'Donors running Malawi poll'
2009-05-09 17:30
Blantyre - Malawian President Bingu wa Mutharika on Friday accused Western donors of meddling in this month's elections in the southern African country.
"Donors are running the Malawi electoral commission. They have deployed a large army of expatriates at the commission. Actually they are interfering in the internal affairs of Malawi," Mutharika said at a presidential prayer breakfast in Blantyre.
"It's not right. This is outside the terms of diplomatic principals," Mutharika said.
He did not accuse any specific country, but former colonial power Britain and the UN Development Programme are partly bankrolling the elections, which will cost $50m.

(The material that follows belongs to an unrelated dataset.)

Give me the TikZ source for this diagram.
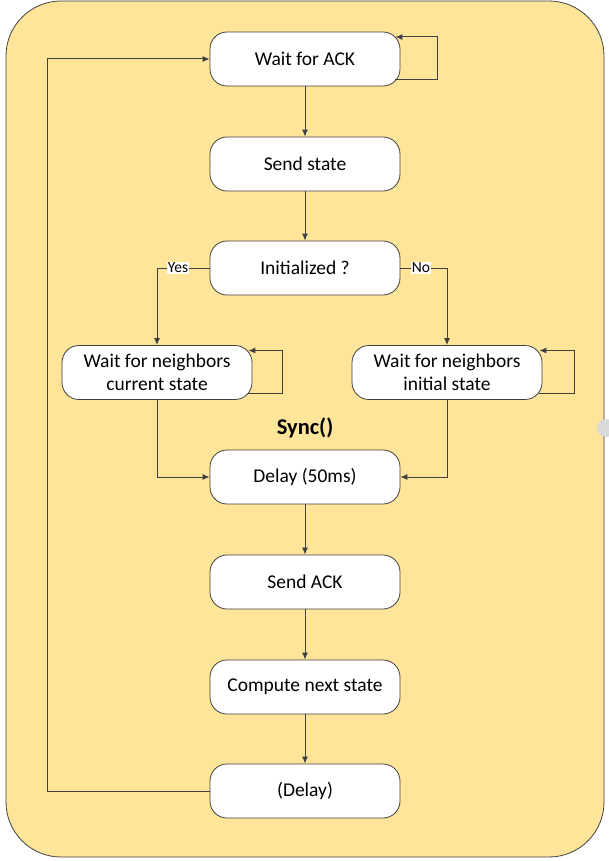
\documentclass[tikz,border=0pt]{standalone}
\usepackage{fontspec}
\setmainfont{Carlito}
\usetikzlibrary{positioning, calc, arrows.meta}
\definecolor{panel}{RGB}{255,229,153}
\definecolor{edge}{RGB}{64,64,64}

\begin{document}
\begin{tikzpicture}[x=1pt,y=-1pt,
    state/.style={draw=edge,line width=0.8pt,fill=white,rounded corners=17pt,
      minimum width=190pt,minimum height=54pt,align=center,inner sep=2pt,
      font=\fontsize{19.5}{23}\selectfont},
    flow/.style={draw=edge,line width=1pt,-{Latex[length=7pt,width=6pt]}},
    answer/.style={fill=white,inner sep=1pt,font=\fontsize{15.5}{17}\selectfont}]
    \useasboundingbox (0,0) rectangle (609,861);
    \filldraw[fill=panel,draw=edge,line width=0.8pt,rounded corners=55pt] (6,1) rectangle (604,857);
    \fill[black!15] (606,428) circle[radius=9];
    \node[state] (ack) at (305,59) {Wait for ACK};
    \node[state] (send) at (305,164) {Send state};
    \node[state] (init) at (305,268) {Initialized ?};
    \node[state] (cur) at (157,372.5) {Wait for neighbors\\current state};
    \node[state] (ini) at (447,372.5) {Wait for neighbors\\initial state};
    \node[font=\fontsize{22.5}{26}\selectfont\bfseries] (sync) at (305,428) {Sync()};
    \node[state] (delay) at (305,477) {Delay (50ms)};
    \node[state] (sendack) at (305,582) {Send ACK};
    \node[state] (compute) at (305,687) {Compute next state};
    \node[state] (wait) at (305,791) {(Delay)};
    \coordinate (back) at (47,791);
    \draw[flow] (ack.south) -- (send.north);
    \draw[flow] (send.south) -- (init.north);
    \draw[flow] (init.west) -| node[answer,pos=0.3]{Yes} (cur.north);
    \draw[flow] (init.east) -| node[answer,pos=0.22]{No} (ini.north);
    \draw[flow] (cur.south) |- (delay.west);
    \draw[flow] (ini.south) |- (delay.east);
    \draw[flow] (delay.south) -- (sendack.north);
    \draw[flow] (sendack.south) -- (compute.north);
    \draw[flow] (compute.south) -- (wait.north);
    \draw[flow] (wait.west) -- (back) |- (ack.west);
    \draw[flow] ($(ack.east)+(-5,21)$) -- ++(42,0) |- ($(ack.east)+(-5,-22)$);
    \draw[flow] ($(cur.east)+(-4,21)$) -- ++(34,0) |- ($(cur.east)+(-4,-22)$);
    \draw[flow] ($(ini.east)+(-3,21)$) -- ++(35,0) |- ($(ini.east)+(-3,-22)$);
\end{tikzpicture}
\end{document}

The government is meeting the rest of the cost.
Malawi does not want to "jeopardise peace and stability because some donors want some people to win ...Let us think carefully", he said.
Donor money is an important lifeline to impoverished Malawi, accounting for 80% of the country's development budget.
Malawi holds on May 19 its fourth multi-party elections since the dictatorship of the late Kamuzu Banda ended 15 years ago.
Mutharika will square off with the main opposition leader John Tembo and five other aspirants, including Malawi's first woman presidential candidate, Loveness Gondwe.
Tembo now heads the Malawi Congress Party, once the tool of Banda's dictatorship.
Tembo has inked an electoral alliance with the former ruling United Democratic Front, which is chaired by ex-president Bakili Muluzi - who toppled Banda at the ballot box in 1994.
Muluzi was axed from the contest by the electoral commission, saying he had already served his two terms in office from 1994 to 2004.
Some 5.8 million voters have registered for the elections.